> Data section
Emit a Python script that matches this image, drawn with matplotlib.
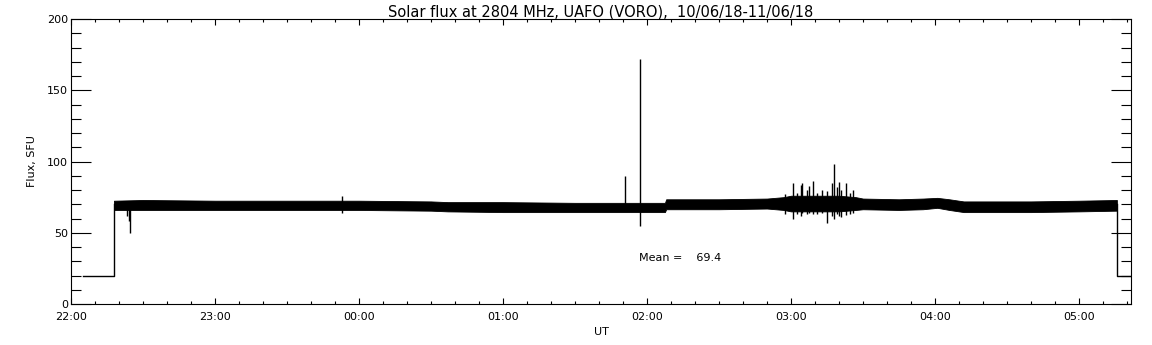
#!/usr/bin/env python3
"""Solar flux at 2804 MHz (UAFO, VORO), 10/06/18-11/06/18, IDL-style strip chart."""
import numpy as np
import matplotlib
matplotlib.use("Agg")
import matplotlib.pyplot as plt
from matplotlib.ticker import MultipleLocator, FixedLocator

# time is minutes after 22:00 UT
TICK_MIN = [0, 60, 120, 180, 240, 300, 360, 420]
TICK_LABELS = ["22:00", "23:00", "00:00", "01:00", "02:00", "03:00", "04:00", "05:00"]

# noise band envelope (upper / lower)
band_t  = [17.9, 30, 60, 90, 120, 150, 157, 180, 210, 240, 247.5, 248, 270, 290,
           297, 300, 310, 320, 327, 330, 345, 355, 361, 366, 372, 400, 420, 435.8]
band_hi = [72.5, 73, 72.5, 72.5, 72.5, 72, 71.5, 71.5, 71, 71, 71, 73.5, 73.5, 74,
           75, 76, 76, 76, 75, 74, 73.5, 74, 74.5, 73.5, 72, 72, 72.5, 73]
band_lo = [66, 66, 66, 66, 66, 65.5, 65, 64.5, 64.5, 64.5, 64.5, 66.5, 66.5, 67,
           66, 65, 65, 65, 66, 66.5, 66, 66.5, 67.5, 66, 64.5, 64.5, 65, 65.5]

# individual spikes / dips: time, top, bottom
spike_t  = [23.5, 24.0, 24.6, 113, 231, 237,
            297.5, 300.8, 302.5, 304.0, 304.6, 306.5, 307.5, 309, 311, 313,
            315, 317, 318, 319, 320, 321, 323, 324.6, 326]
spike_hi = [70, 70, 70, 75.8, 90, 172,
            77, 85, 78, 83.5, 85, 80, 83, 86, 78, 80,
            79, 85, 98, 82, 85.6, 80, 85, 78, 80]
spike_lo = [62, 58, 50, 64, 66, 55,
            63, 60, 63, 62, 64, 63, 64, 63, 63, 64,
            57, 62, 60, 63, 62, 61, 62.5, 63, 64]

# receiver off (20 SFU) before start and after end
start_t = [5.1, 17.9, 17.9]
start_v = [20, 20, 70]
end_t = [435.8, 435.8, 441.7]
end_v = [70, 20, 20]

MEAN = 69.4


def main():
    plt.rcParams["font.family"] = "DejaVu Sans"
    plt.rcParams["font.size"] = 8

    fig = plt.figure(figsize=(11.52, 3.45), dpi=100)
    ax = fig.add_axes([0.0616, 0.1188, 0.9202, 0.8261])

    ax.fill_between(band_t, band_lo, band_hi, color="black", lw=0.6)
    ax.vlines(spike_t, spike_lo, spike_hi, color="black", lw=1.0)
    ax.plot(start_t, start_v, color="black", lw=1.0)
    ax.plot(end_t, end_v, color="black", lw=1.0)

    ax.text(236.7, 32.3, f"Mean =    {MEAN:.1f}", fontsize=8, va="center", ha="left")

    ax.set_xlim(0, 441.7)
    ax.set_ylim(0, 200)
    ax.xaxis.set_major_locator(FixedLocator(TICK_MIN))
    ax.set_xticklabels(TICK_LABELS)
    ax.xaxis.set_minor_locator(MultipleLocator(10))
    ax.yaxis.set_major_locator(MultipleLocator(50))
    ax.yaxis.set_minor_locator(MultipleLocator(10))

    ax.tick_params(axis="x", which="major", direction="in", length=4.3, width=0.8,
                   top=True, bottom=True, pad=6)
    ax.tick_params(axis="x", which="minor", direction="in", length=2.2, width=0.8,
                   top=True, bottom=True)
    ax.tick_params(axis="y", which="major", direction="in", length=14.4, width=0.8,
                   left=True, right=True, pad=2)
    ax.tick_params(axis="y", which="minor", direction="in", length=7.2, width=0.8,
                   left=True, right=True)
    for sp in ax.spines.values():
        sp.set_linewidth(0.8)

    ax.set_xlabel("UT", fontsize=8, labelpad=3)
    ax.set_ylabel("Flux, SFU", fontsize=8, labelpad=7)
    ax.set_title("Solar flux at 2804 MHz, UAFO (VORO),  10/06/18-11/06/18",
                 fontsize=10.5, pad=2)

    fig.savefig("out.png", dpi=100)


if __name__ == "__main__":
    main()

> Exercise brief
Give the data above again in full and unchanged, skipping the pictures.

> Exercise result
Emit a Python script that matches this image, drawn with matplotlib.
#!/usr/bin/env python3
"""Solar flux at 2804 MHz (UAFO, VORO), 10/06/18-11/06/18, IDL-style strip chart."""
import numpy as np
import matplotlib
matplotlib.use("Agg")
import matplotlib.pyplot as plt
from matplotlib.ticker import MultipleLocator, FixedLocator

# time is minutes after 22:00 UT
TICK_MIN = [0, 60, 120, 180, 240, 300, 360, 420]
TICK_LABELS = ["22:00", "23:00", "00:00", "01:00", "02:00", "03:00", "04:00", "05:00"]

# noise band envelope (upper / lower)
band_t  = [17.9, 30, 60, 90, 120, 150, 157, 180, 210, 240, 247.5, 248, 270, 290,
           297, 300, 310, 320, 327, 330, 345, 355, 361, 366, 372, 400, 420, 435.8]
band_hi = [72.5, 73, 72.5, 72.5, 72.5, 72, 71.5, 71.5, 71, 71, 71, 73.5, 73.5, 74,
           75, 76, 76, 76, 75, 74, 73.5, 74, 74.5, 73.5, 72, 72, 72.5, 73]
band_lo = [66, 66, 66, 66, 66, 65.5, 65, 64.5, 64.5, 64.5, 64.5, 66.5, 66.5, 67,
           66, 65, 65, 65, 66, 66.5, 66, 66.5, 67.5, 66, 64.5, 64.5, 65, 65.5]

# individual spikes / dips: time, top, bottom
spike_t  = [23.5, 24.0, 24.6, 113, 231, 237,
            297.5, 300.8, 302.5, 304.0, 304.6, 306.5, 307.5, 309, 311, 313,
            315, 317, 318, 319, 320, 321, 323, 324.6, 326]
spike_hi = [70, 70, 70, 75.8, 90, 172,
            77, 85, 78, 83.5, 85, 80, 83, 86, 78, 80,
            79, 85, 98, 82, 85.6, 80, 85, 78, 80]
spike_lo = [62, 58, 50, 64, 66, 55,
            63, 60, 63, 62, 64, 63, 64, 63, 63, 64,
            57, 62, 60, 63, 62, 61, 62.5, 63, 64]

# receiver off (20 SFU) before start and after end
start_t = [5.1, 17.9, 17.9]
start_v = [20, 20, 70]
end_t = [435.8, 435.8, 441.7]
end_v = [70, 20, 20]

MEAN = 69.4


def main():
    plt.rcParams["font.family"] = "DejaVu Sans"
    plt.rcParams["font.size"] = 8

    fig = plt.figure(figsize=(11.52, 3.45), dpi=100)
    ax = fig.add_axes([0.0616, 0.1188, 0.9202, 0.8261])

    ax.fill_between(band_t, band_lo, band_hi, color="black", lw=0.6)
    ax.vlines(spike_t, spike_lo, spike_hi, color="black", lw=1.0)
    ax.plot(start_t, start_v, color="black", lw=1.0)
    ax.plot(end_t, end_v, color="black", lw=1.0)

    ax.text(236.7, 32.3, f"Mean =    {MEAN:.1f}", fontsize=8, va="center", ha="left")

    ax.set_xlim(0, 441.7)
    ax.set_ylim(0, 200)
    ax.xaxis.set_major_locator(FixedLocator(TICK_MIN))
    ax.set_xticklabels(TICK_LABELS)
    ax.xaxis.set_minor_locator(MultipleLocator(10))
    ax.yaxis.set_major_locator(MultipleLocator(50))
    ax.yaxis.set_minor_locator(MultipleLocator(10))

    ax.tick_params(axis="x", which="major", direction="in", length=4.3, width=0.8,
                   top=True, bottom=True, pad=6)
    ax.tick_params(axis="x", which="minor", direction="in", length=2.2, width=0.8,
                   top=True, bottom=True)
    ax.tick_params(axis="y", which="major", direction="in", length=14.4, width=0.8,
                   left=True, right=True, pad=2)
    ax.tick_params(axis="y", which="minor", direction="in", length=7.2, width=0.8,
                   left=True, right=True)
    for sp in ax.spines.values():
        sp.set_linewidth(0.8)

    ax.set_xlabel("UT", fontsize=8, labelpad=3)
    ax.set_ylabel("Flux, SFU", fontsize=8, labelpad=7)
    ax.set_title("Solar flux at 2804 MHz, UAFO (VORO),  10/06/18-11/06/18",
                 fontsize=10.5, pad=2)

    fig.savefig("out.png", dpi=100)


if __name__ == "__main__":
    main()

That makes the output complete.